Is the transcendent important for modern Buddhism? Let me stop here before I answer this question. First of all, what do I mean by the transcendent? Based on several dictionary definitions, the transcendent refers to that which is beyond ordinary experience and scientific explanation. In Buddhism, the transcendent would be independent and separate from the psychophysical body (i.e., the five skandhas). Specifically, this would be the self or liberated spirit (cetovimutta). This is demonstrated in many discourses in which we learn that the self of the disciple is not connected with the psychophysical body.
Getting back to the original question, my answer is no. The transcendent is almost always ignored by the most popular and modern forms of Buddhism especially secular Buddhism which views the transcendent as having indirect reference to deity or a religious absolute.
The modern position is certainly not in keeping with what the Buddha taught. One can only defend such a position by ignoring most of what the Buddha taught with regard to the transcendent, for example, that nirvana is eternally beyond the pale of causes and conditions (Pande, Origins of Buddhism, 451). Or nirvana is understood to be also eternal, changeless, immortal, transphenomenal, beyond thought, etc. (Pande, Origins of Buddhism, 473–74).
In addition, the personal realization of nirvana by the inmost self (paccattam) seems to be all but ignored along with the self being purified (visuddhamattânam) and the self being liberated (vimuttamattânam), liberation also being the meaning of nirvana which, incidentally, has no connection with the psychophysical body.
What the modern Buddhist is left with, sans the transcendent, is really nothing in the way of true Buddhism; certainly nothing in the way to the beyond or parâyana. Such Buddhism is sham Buddhism taught by teachers who need to actually read what the Buddha taught; not making assumptions. The big loser in all of this is the beginner who is learning the wrong stuff that, sooner or later, will have to be dropped if he or she wishes to realize the right stuff.

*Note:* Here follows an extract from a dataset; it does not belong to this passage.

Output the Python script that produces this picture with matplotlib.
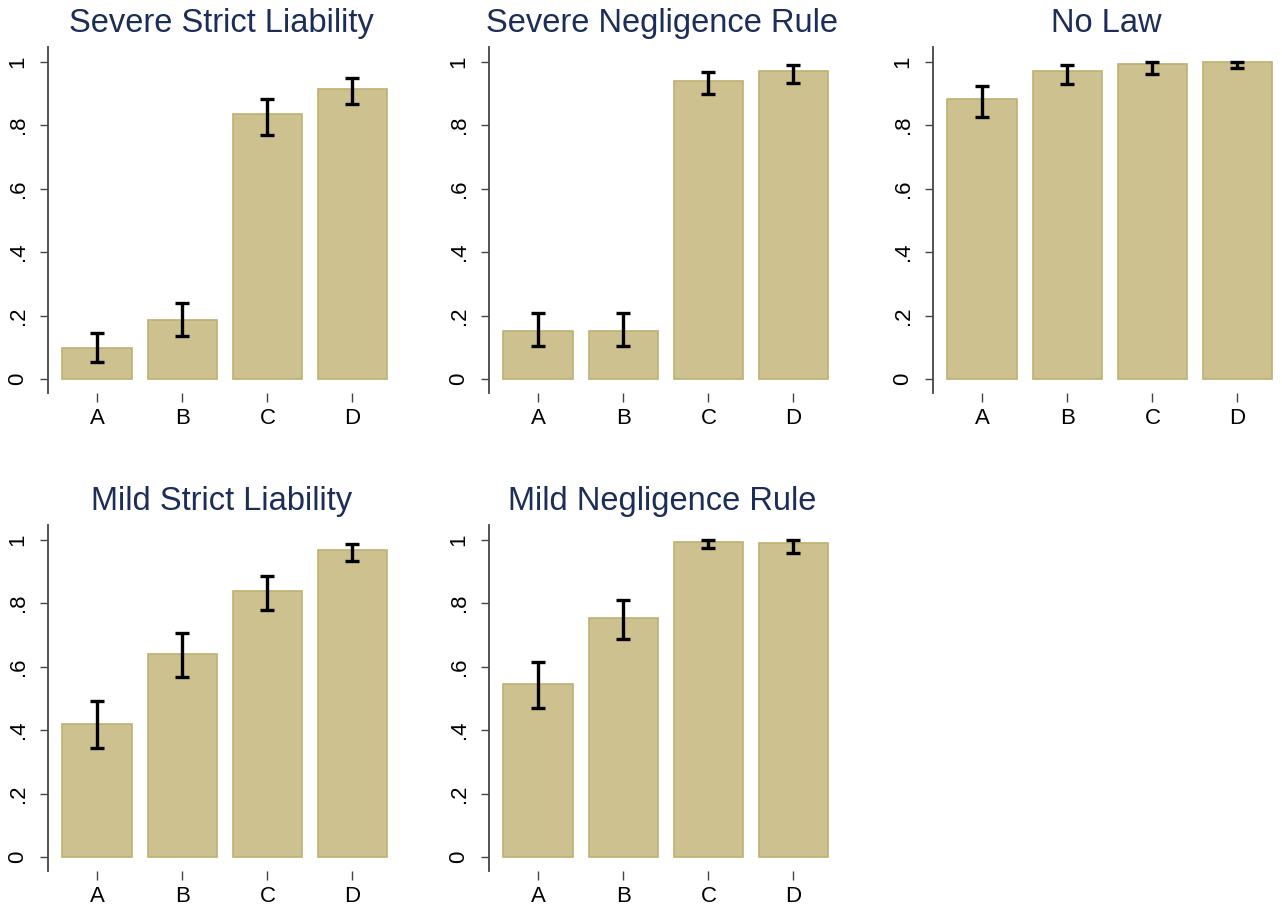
import matplotlib
matplotlib.use("Agg")
import matplotlib.pyplot as plt
import numpy as np

plt.rcParams['font.family'] = ['Liberation Sans', 'DejaVu Sans']

categories = ['A', 'B', 'C', 'D']
titles = ['Severe Strict Liability', 'Severe Negligence Rule', 'No Law',
          'Mild Strict Liability', 'Mild Negligence Rule']

# bar heights and 95% CI bounds
severe_strict = [0.097, 0.185, 0.834, 0.913]
severe_strict_lo = [0.055, 0.136, 0.770, 0.866]
severe_strict_hi = [0.144, 0.239, 0.882, 0.949]

severe_negl = [0.150, 0.150, 0.940, 0.970]
severe_negl_lo = [0.104, 0.104, 0.897, 0.934]
severe_negl_hi = [0.207, 0.207, 0.968, 0.990]

no_law = [0.883, 0.970, 0.992, 1.000]
no_law_lo = [0.827, 0.929, 0.960, 0.979]
no_law_hi = [0.923, 0.990, 1.000, 1.000]

mild_strict = [0.419, 0.640, 0.838, 0.968]
mild_strict_lo = [0.344, 0.567, 0.778, 0.933]
mild_strict_hi = [0.492, 0.706, 0.885, 0.987]

mild_negl = [0.544, 0.753, 0.992, 0.990]
mild_negl_lo = [0.469, 0.687, 0.975, 0.957]
mild_negl_hi = [0.614, 0.810, 1.000, 1.000]

panels = [
    (severe_strict, severe_strict_lo, severe_strict_hi),
    (severe_negl, severe_negl_lo, severe_negl_hi),
    (no_law, no_law_lo, no_law_hi),
    (mild_strict, mild_strict_lo, mild_strict_hi),
    (mild_negl, mild_negl_lo, mild_negl_hi),
]

W, H = 1282, 906
fig = plt.figure(figsize=(W / 100, H / 100), dpi=100)

lefts = [48, 489, 933]
row_tops = [47, 525]
ax_w, ax_h = 347, 346

bar_color = '#CDC28F'
edge_color = '#BDB070'
title_color = '#1c2d57'
spine_color = '#444444'

for i, (vals, lo, hi) in enumerate(panels):
    row, col = divmod(i, 3)
    left = lefts[col]
    top = row_tops[row]
    ax = fig.add_axes([left / W, 1 - (top + ax_h) / H, ax_w / W, ax_h / H])

    x = np.arange(1, len(categories) + 1)
    vals = np.array(vals)
    yerr = np.vstack([vals - np.array(lo), np.array(hi) - vals])
    ax.bar(x, vals, width=0.82, color=bar_color, edgecolor=edge_color, linewidth=1.2)
    ax.errorbar(x, vals, yerr=yerr, fmt='none', ecolor='black', elinewidth=2.4,
                capsize=5, capthick=2.4)

    ax.set_xlim(0.42, 4.5)
    ax.set_ylim(-0.044, 1.046)
    ax.set_yticks([0, 0.2, 0.4, 0.6, 0.8, 1.0])
    ax.set_yticklabels(['0', '.2', '.4', '.6', '.8', '1'], rotation=90, va='center')
    ax.set_xticks(x)
    ax.set_xticklabels(categories)

    for side in ['top', 'right', 'bottom']:
        ax.spines[side].set_visible(False)
    ax.spines['left'].set_color(spine_color)
    ax.spines['left'].set_linewidth(1.3)

    ax.tick_params(axis='y', length=6, width=1, color=spine_color, labelsize=16, pad=8)
    ax.tick_params(axis='x', length=6.5, width=1, color=spine_color, labelsize=16, pad=4)

    ax.set_title(titles[i], fontsize=23.5, color=title_color, pad=11)

fig.savefig('out.png', dpi=100)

Failure to see and to teach the transcendent underscores Western culture’s current love affair with materialism. Materialism also serves to ground Western culture in evil in which there is a decisive loss of the individual’s sense of spirit which opens to the transcendent.
My master told me;
"In all things, whether they are seen as good or bad, courage is doing what you are afraid to do. Courage in itself is nothing. It is but the determined mind, becoming perfectly one with the challenge, that is everything.
If you seek the dharma of our Lord Buddha, you need to muster up the very same oneness with the buddha nature we speak of in our sect. You need to discover and become one with this Buddha nature in order to know and see what Buddhas knows and sees, and worldlings do not."